The river bears the name of the Catawba Nation, one of the largest tribes in the Southeast at the time of the European arrival. Because of their ability to work with the British and their willingness to fight with them during the French and Indian War, the British government ceded the Catawba the river and the land along its banks,144 thousand acres, a diamond-shaped reservation, that included portions of three current counties, York, Chester and Lancaster. The Catawba held the claim through the early years of the United States, but as the white population increased, the Indian population declined, and by 1840, the Catawba Nation agreed to leave the land Chief Gilbert Blue of the Catawba Nation explains that the land had been leased and the people who had leased it had done so for almost 99 years, in some cases, and some for about a dollar a year. Those landowners wanted title to the land they were using, so they drew up a treaty. This treaty, the Treaty of Nations Ford, led to the most convoluted legal challenges in U.S. history, pitting the Catawba Nation of some 500 living members against over 60 thousand landowners and residents living in northern central South Carolina.
The Catawba Indian Tribal Center sits on all that remains of their former territory, a minute 500-acre reservation in York County, held in trust by the State of South Carolina. The Catawba had relinquished their federally recognized status in the early 1960s, in exchange for the reservation and a small cash settlement, under a now discredited federal policy designed to wean Indian tribes from federal entitlements. Today, those entitlements could provide the Catawba with education and healthcare, and allow them to act as an autonomous government. Chief Blue is encouraging a vote that could restore their federal recognition. The tribe would then continue negotiations with state and federal officials. If they go against Chief Blue's recommendation, the tribe will proceed with the court cases against each individual landowner. When the vote was taken, the tribe had agreed to remain in negotiation to regain their federal recognition. The 1840 treaty had a fatal flaw.
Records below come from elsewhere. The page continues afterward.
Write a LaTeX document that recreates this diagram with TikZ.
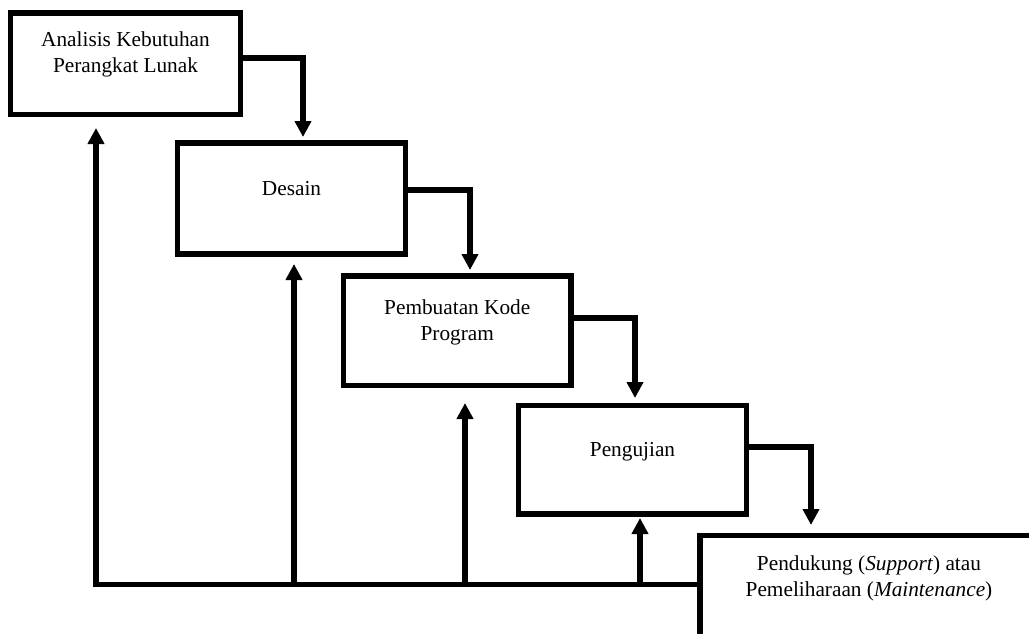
\documentclass[tikz,border=0pt]{standalone}
\usepackage{fontspec}
\setmainfont{Liberation Serif}
\usetikzlibrary{arrows.meta,calc}
\begin{document}
\begin{tikzpicture}[x=1pt,y=-1pt,
  box/.style 2 args={draw, line width=5.5pt, inner sep=0pt, outer sep=0pt,
    minimum width=#1, minimum height=#2},
  flow/.style={line width=5.5pt, line join=miter, -{Triangle[width=16pt,length=16pt]}},
  txt/.style={align=center, inner sep=0pt, font=\fontsize{21.3}{26}\selectfont}]
\useasboundingbox (0,0) rectangle (1029,634);
\clip (0,0) rectangle (1029,634);
% boxes
\node[box={230pt}{101.5pt}] (b1) at (125.5,63.75) {};
\node[box={228pt}{111pt}] (b2) at (291.5,198.5) {};
\node[box={227.5pt}{109.5pt}] (b3) at (457.25,330.75) {};
\node[box={228pt}{108.5pt}] (b4) at (632.5,459.75) {};
\node[box={338pt}{170pt}] (b5) at (869,620.5) {};
% texts (base anchor = baseline of the last line)
\node[txt, anchor=base] (t1) at (125.5,73) {Analisis Kebutuhan\\Perangkat Lunak};
\node[txt, anchor=base] (t2) at (291.5,195) {Desain};
\node[txt, anchor=base] (t3) at (457.25,340) {Pembuatan Kode\\Program};
\node[txt, anchor=base] (t4) at (632.5,456) {Pengujian};
\node[txt, anchor=base] (t5) at (869,596) {Pendukung (\textit{Support}) atau\\Pemeliharaan (\textit{Maintenance})};
% forward arrows
\coordinate (c1) at (303,58);   \coordinate (e1) at (303,137);
\coordinate (c2) at (470,190);  \coordinate (e2) at (470,270);
\coordinate (c3) at (635,318);  \coordinate (e3) at (635,398);
\coordinate (c4) at (811,447);  \coordinate (e4) at (811,525);
\draw[flow] (b1.east |- c1) -| (e1);
\draw[flow] (b2.east |- c2) -| (e2);
\draw[flow] (b3.east |- c3) -| (e3);
\draw[flow] (b4.east |- c4) -| (e4);
% feedback
\coordinate (L) at (96,584.5);
\coordinate (u1) at (96,128);
\coordinate (u2) at (294,264);
\coordinate (u3) at (465,403);
\coordinate (u4) at (640,518);
\draw[flow] (b5.west |- L) -- (L) -- (u1);
\draw[flow] (u2 |- L) -- (u2);
\draw[flow] (u3 |- L) -- (u3);
\draw[flow] (u4 |- L) -- (u4);
\end{tikzpicture}
\end{document}
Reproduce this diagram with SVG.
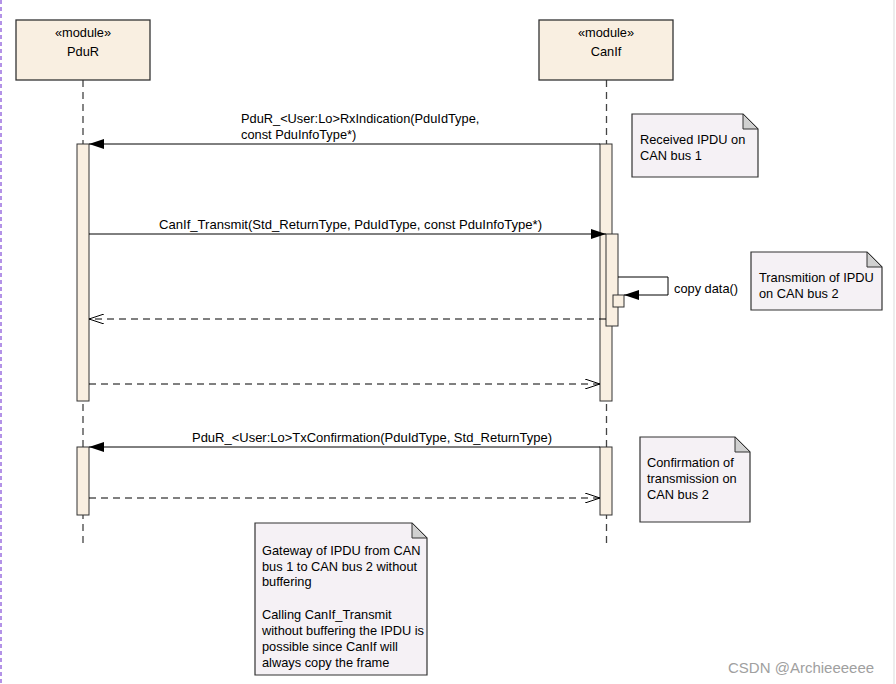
<svg xmlns="http://www.w3.org/2000/svg" width="896" height="684" viewBox="0 0 896 684">
<defs>
<style>
text{font-family:"Liberation Sans",Arial,sans-serif;font-size:12.8px;fill:#000}
.mod{fill:#F9EFE1;stroke:#333;stroke-width:1.3}
.act{fill:#F9EFE1;stroke:#333;stroke-width:1}
.life{stroke:#444;stroke-width:1.3;stroke-dasharray:7,5;fill:none}
.msg{stroke:#000;stroke-width:1;fill:none}
.ret{stroke:#000;stroke-width:1;fill:none;stroke-dasharray:7,5}
.note{fill:#F5F1F5;stroke:#333;stroke-width:1.2}
.fold{fill:#D0D0D0;stroke:#333;stroke-width:1}
</style>
<marker id="filled" markerWidth="16" markerHeight="10" refX="15" refY="5" orient="auto" markerUnits="userSpaceOnUse"><path d="M0,0 L15,5 L0,10 Z" fill="#000"/></marker>
<marker id="open" markerWidth="16" markerHeight="10" refX="15" refY="5" orient="auto" markerUnits="userSpaceOnUse"><path d="M0,0 L15,5 L0,10" fill="none" stroke="#000" stroke-width="1"/></marker>
</defs>
<rect width="896" height="684" fill="#fff"/>
<line x1="1" y1="0" x2="1" y2="684" stroke="#9B6FE0" stroke-width="1.5" stroke-dasharray="4,3"/>
<line x1="894" y1="0" x2="894" y2="684" stroke="#EDEDED" stroke-width="2"/>

<g id="PduR">
<line class="life" x1="83" y1="80" x2="83" y2="548"/>
<rect class="mod" x="16" y="20" width="134" height="60"/>
<text x="83" y="37" text-anchor="middle">«module»</text>
<text x="83" y="56" text-anchor="middle">PduR</text>
<rect class="act" x="77" y="144" width="12" height="257"/>
<rect class="act" x="77" y="447" width="12" height="68"/>
</g>

<g id="CanIf">
<line class="life" x1="606.5" y1="80" x2="606.5" y2="548"/>
<rect class="mod" x="539" y="20" width="134" height="60"/>
<text x="606" y="37" text-anchor="middle">«module»</text>
<text x="606" y="56" text-anchor="middle">CanIf</text>
<rect class="act" x="600" y="144" width="12" height="257"/>
<rect class="act" x="606" y="234" width="12" height="92"/>
<rect class="act" x="613" y="295" width="11" height="12"/>
<rect class="act" x="600" y="447" width="12" height="68"/>
</g>

<g id="connectors">
<line class="msg" x1="600" y1="144" x2="89" y2="144" marker-end="url(#filled)"/>
<text x="241" y="123">PduR_&lt;User:Lo&gt;RxIndication(PduIdType,</text>
<text x="241" y="139">const PduInfoType*)</text>
<line class="msg" x1="89" y1="234" x2="606" y2="234" marker-end="url(#filled)"/>
<text x="159" y="229" textLength="383" lengthAdjust="spacingAndGlyphs">CanIf_Transmit(Std_ReturnType, PduIdType, const PduInfoType*)</text>
<path class="msg" d="M618,277 H668 V295 H624" marker-end="url(#filled)"/>
<text x="674" y="293">copy data()</text>
<line class="ret" x1="606" y1="319" x2="89" y2="319" marker-end="url(#open)"/>
<line class="ret" x1="89" y1="384" x2="600" y2="384" marker-end="url(#open)"/>
<line class="msg" x1="600" y1="447" x2="89" y2="447" marker-end="url(#filled)"/>
<text x="192" y="442" textLength="360" lengthAdjust="spacingAndGlyphs">PduR_&lt;User:Lo&gt;TxConfirmation(PduIdType, Std_ReturnType)</text>
<line class="ret" x1="89" y1="498" x2="600" y2="498" marker-end="url(#open)"/>
</g>

<g id="note1">
<path class="note" d="M632,114 H743 L758,129 V177 H632 Z"/>
<path class="fold" d="M743,114 V129 H758 Z"/>
<text x="640" y="144">Received IPDU on</text>
<text x="640" y="160">CAN bus 1</text>
</g>

<g id="note2">
<path class="note" d="M751,252 H867 L882,267 V310 H751 Z"/>
<path class="fold" d="M867,252 V267 H882 Z"/>
<text x="759" y="282">Transmition of IPDU</text>
<text x="759" y="298">on CAN bus 2</text>
</g>

<g id="note3">
<path class="note" d="M640,437 H735 L750,452 V522 H640 Z"/>
<path class="fold" d="M735,437 V452 H750 Z"/>
<text x="647" y="467">Confirmation of</text>
<text x="647" y="483">transmission on</text>
<text x="647" y="499">CAN bus 2</text>
</g>

<g id="note4">
<path class="note" d="M255,523 H412 L427,538 V675 H255 Z"/>
<path class="fold" d="M412,523 V538 H427 Z"/>
<text x="262" y="555">Gateway of IPDU from CAN</text>
<text x="262" y="571">bus 1 to CAN bus 2 without</text>
<text x="262" y="586">buffering</text>
<text x="262" y="619">Calling CanIf_Transmit</text>
<text x="262" y="635">without buffering the IPDU is</text>
<text x="262" y="651">possible since CanIf will</text>
<text x="262" y="667">always copy the frame</text>
</g>

<text x="728" y="673" style="font-size:15px;fill:#A0A0A0">CSDN @Archieeeeee</text>
</svg>
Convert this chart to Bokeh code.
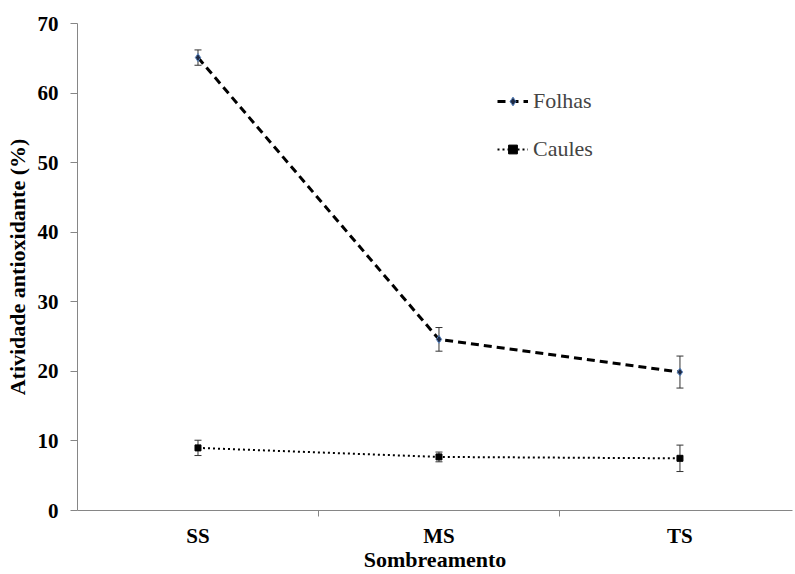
from bokeh.plotting import figure
from bokeh.models import ColumnDataSource, Whisker, TeeHead, FixedTicker, Legend, LegendItem
from bokeh.embed import file_html
from bokeh.resources import INLINE

categories = ["SS", "MS", "TS"]
folhas = [65.1, 24.6, 19.9]
folhas_err = [1.1, 1.7, 2.3]
caules = [9.0, 7.7, 7.5]
caules_err = [1.1, 0.7, 1.9]
yticks = [0, 10, 20, 30, 40, 50, 60, 70]

xs = [1, 2, 3]

p = figure(width=795, height=574, output_backend="svg", toolbar_location=None,
           x_range=(0.5, 3.467), y_range=(0, 70),
           min_border_left=77, min_border_right=3, min_border_top=23, min_border_bottom=64)
p.outline_line_color = None
p.xgrid.visible = False
p.ygrid.visible = False
p.background_fill_color = "white"
p.border_fill_color = "white"

FONT = "Liberation Serif"

src_f = ColumnDataSource(dict(x=xs, y=folhas,
                              lo=[v - e for v, e in zip(folhas, folhas_err)],
                              hi=[v + e for v, e in zip(folhas, folhas_err)]))
src_c = ColumnDataSource(dict(x=xs, y=caules,
                              lo=[v - e for v, e in zip(caules, caules_err)],
                              hi=[v + e for v, e in zip(caules, caules_err)]))

for src in (src_f, src_c):
    w = Whisker(source=src, base="x", upper="hi", lower="lo", line_color="#333333", line_width=1,
                upper_head=TeeHead(size=7, line_color="#333333", line_width=1),
                lower_head=TeeHead(size=7, line_color="#333333", line_width=1))
    p.add_layout(w)

lf = p.line("x", "y", source=src_f, line_color="black", line_width=3, line_dash="8 5")
mf = p.scatter("x", "y", source=src_f, marker="diamond", size=8, fill_color="#1f2a44",
               line_color="#5b86c0", line_width=1)
lc = p.line("x", "y", source=src_c, line_color="black", line_width=2, line_dash="2 3")
mc = p.scatter("x", "y", source=src_c, marker="square", size=6, fill_color="black", line_color="black")

legend = Legend(items=[LegendItem(label="Folhas", renderers=[lf, mf]),
                       LegendItem(label="Caules", renderers=[lc, mc])],
                location=(420, 348), orientation="vertical", spacing=22, padding=0, margin=0,
                glyph_width=31, glyph_height=22, label_height=22, label_standoff=5,
                label_text_font=FONT, label_text_font_size="22px",
                border_line_color=None, background_fill_alpha=0)
p.add_layout(legend, "center")

p.xaxis.ticker = FixedTicker(ticks=xs, minor_ticks=[1.5, 2.5])
p.xaxis.major_label_overrides = {i + 1: c for i, c in enumerate(categories)}
p.xaxis.major_tick_out = 0
p.xaxis.major_tick_in = 0
p.xaxis.minor_tick_out = 6
p.xaxis.minor_tick_in = 0
p.xaxis.major_label_standoff = 7
p.xaxis.axis_label = "Sombreamento"
p.xaxis.axis_label_standoff = -4

p.yaxis.ticker = FixedTicker(ticks=yticks)
p.yaxis.minor_tick_out = 0
p.yaxis.minor_tick_in = 0
p.yaxis.major_tick_out = 7
p.yaxis.major_tick_in = 0
p.yaxis.major_label_standoff = 12
p.yaxis.axis_label = "Atividade antioxidante (%)"
p.yaxis.axis_label_standoff = 5

for ax in (p.xaxis, p.yaxis):
    ax.axis_line_color = "#868686"
    ax.major_tick_line_color = "#868686"
    ax.minor_tick_line_color = "#868686"
    ax.major_label_text_font = FONT
    ax.major_label_text_font_style = "bold"
    ax.major_label_text_font_size = "21px"
    ax.major_label_text_color = "black"
    ax.axis_label_text_font = FONT
    ax.axis_label_text_font_style = "bold"
    ax.axis_label_text_font_size = "22px"
    ax.axis_label_text_color = "black"

open("out.html", "w").write(file_html(p, INLINE))
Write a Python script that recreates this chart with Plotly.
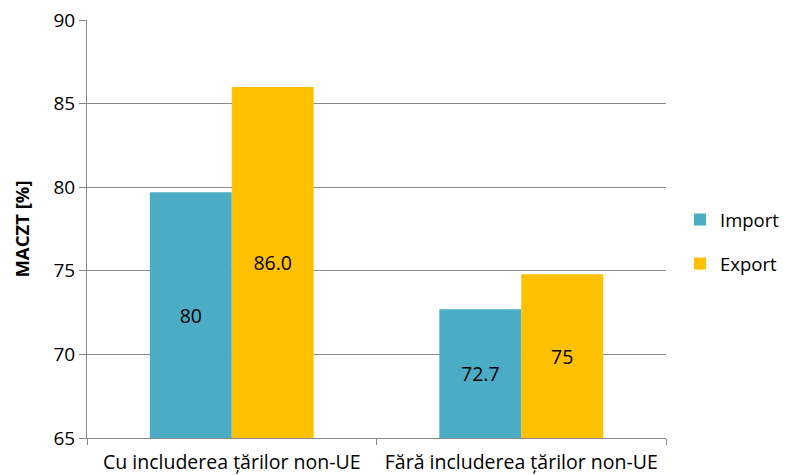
import plotly.graph_objects as go

categories = ["Cu includerea țărilor non-UE", "Fără includerea țărilor non-UE"]
import_vals = [79.7, 72.7]
export_vals = [86.0, 74.8]
import_labels = ["80", "72.7"]
export_labels = ["86.0", "75"]
y_ticks = [65, 70, 75, 80, 85, 90]
y_min, y_max = 65, 90

FONT = "Open Sans"
fig = go.Figure()
for name, vals, labels, color, grp in [
    ("Import", import_vals, import_labels, "#4BACC6", "a"),
    ("Export", export_vals, export_labels, "#FFC000", "b"),
]:
    fig.add_trace(go.Bar(
        x=categories, y=[v - y_min for v in vals], base=[y_min] * len(vals),
        name=name, text=labels,
        textposition="inside", insidetextanchor="middle",
        marker=dict(color=color, line=dict(width=0)),
        textfont=dict(family=FONT, size=19.5, color="#000000"),
        legendgroup=grp, hoverinfo="skip",
    ))
fig.update_layout(
    width=785, height=475,
    margin=dict(l=87, r=119, t=20, b=37),
    paper_bgcolor="white", plot_bgcolor="white",
    barmode="group", bargap=0.434, bargroupgap=0,
    font=dict(family=FONT, size=18, color="#000000"),
    showlegend=True,
    legend=dict(xref="container", yref="container", x=680 / 785, y=1 - 242 / 475,
                xanchor="left", yanchor="middle",
                font=dict(family=FONT, size=18.5, color="#000000"),
                tracegroupgap=17, itemwidth=30, bgcolor="rgba(0,0,0,0)"),
    yaxis=dict(range=[y_min, y_max], tickvals=y_ticks, showgrid=True,
               gridcolor="#898989", gridwidth=1, showline=True,
               linecolor="#898989", linewidth=1, ticks="outside",
               ticklen=7, tickcolor="#898989", automargin=False,
               tickfont=dict(family=FONT, size=19, color="#000000"),
               title=dict(text="<b>MACZT [%]</b>", font=dict(family=FONT, size=18.5, color="#000000"), standoff=18),
               zeroline=False),
    xaxis=dict(showline=True, linecolor="#898989", linewidth=1,
               ticks="outside", tickson="boundaries", ticklen=6, tickangle=0,
               tickcolor="#898989", automargin=False, ticklabelstandoff=7,
               tickfont=dict(family=FONT, size=19.5, color="#000000")),
)
fig.write_html("out.html", config={"displayModeBar": False},
               post_script="document.body.style.margin='0';document.body.style.overflow='hidden';")
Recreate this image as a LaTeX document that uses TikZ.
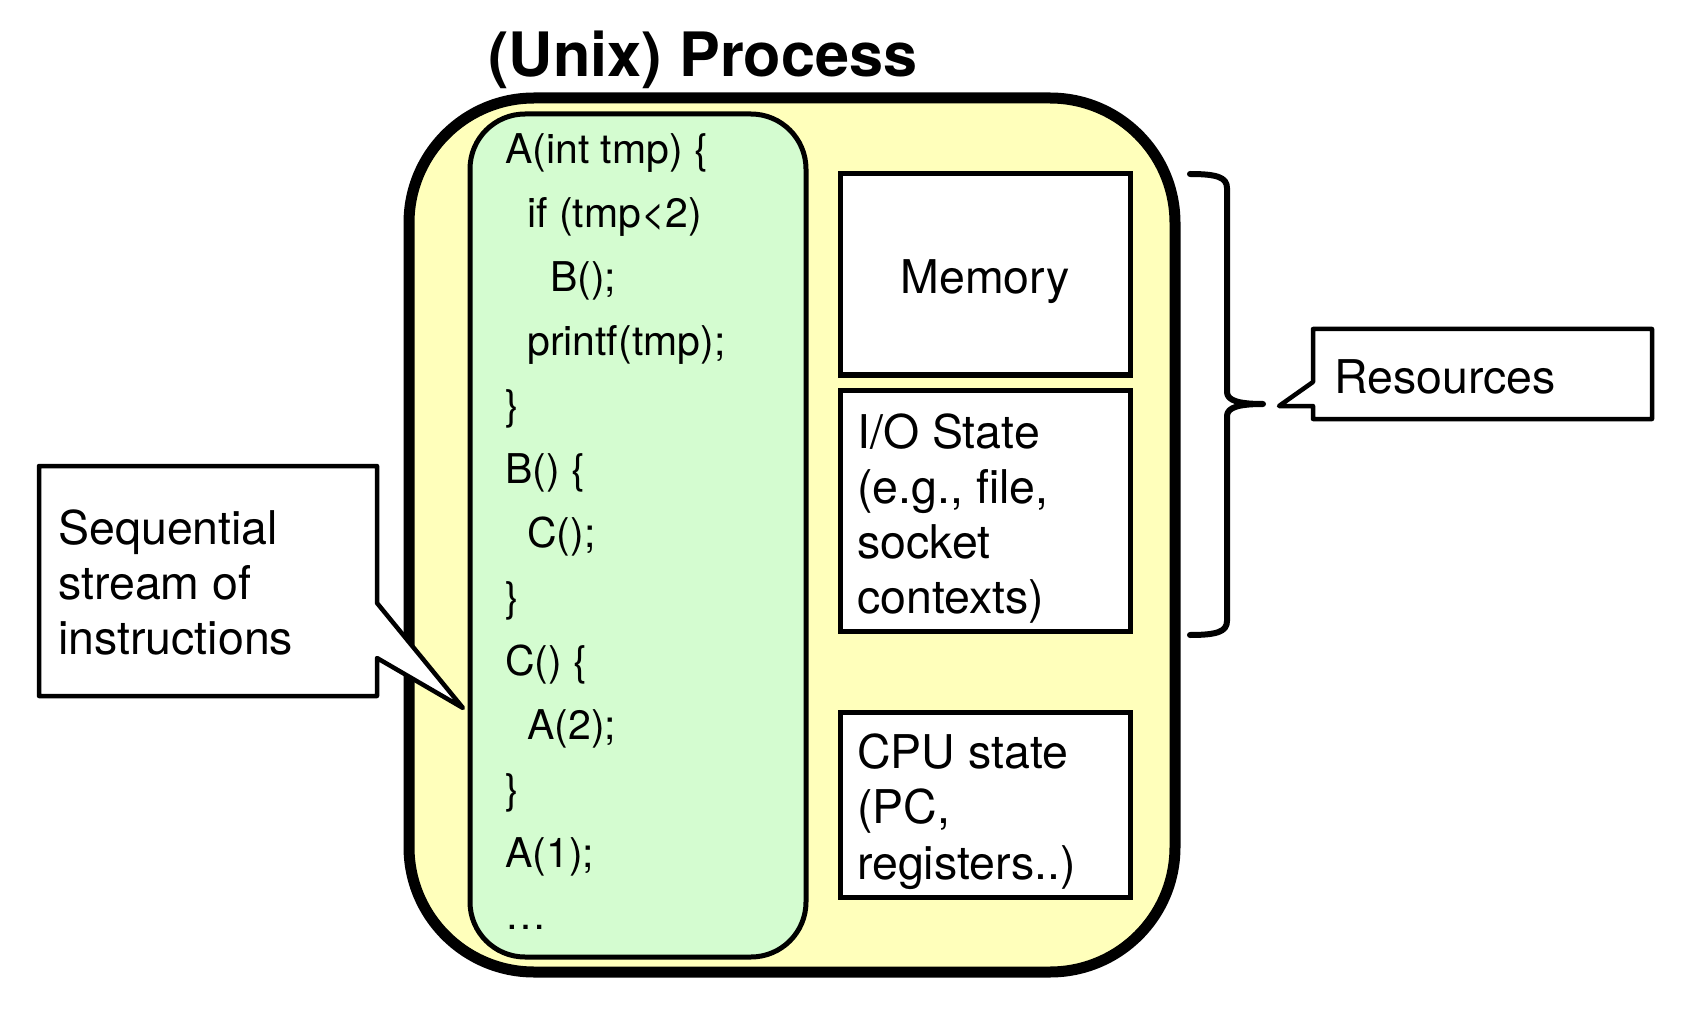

While the Catawba tribe had agreed to sell its land to the State pf South Carolina, there is no record of Congress ratifying the treaty, putting it in direct conflict with the federal Non-Intercourse Act of 1790, the underpinning of all U.S.- Indian policy. It prevents any state from negotiating with any recognized tribal governments without federal approval. The Catawba leadership wants to force a final settlement and gain a four-point plan that would aid the tribe in perpetuity. The four points are: federal recognition, a development fund, acquisition of land, and per capita division among tribal members. Depending on what they would settle for, the projection is about $50 million in cash and with services, around $90 million. The expanded reservation would increase by ten times, to over five thousand acres, and the tribal government would be autonomous. However, Congressman John Spratt asserts that the tribe would be subject to all state and federal environmental laws, as the rest of South Carolina is.
To avoid the extensive number of lawsuits that would be necessary the other way, the Catawba tribe voted unanimously to support the tribal executive committee to pursue the negotiated process until a final settlement of the land claim is reached. The agreement would have to be accepted by the S.C. Legislature, the Governor, the U.S. Congress and the President, but the willingness to compromise was vital. In June 1993, the Governor and the S.C. General Assembly signed the settlement. Congress and the President accepted the agreement with some modifications in October 1993. However, because the agreement grants the State of South Carolina unprecedented jurisdiction over zoning, environmental regulation and criminal justice, the settlement has been severely criticized by American Indian advocates across the nation.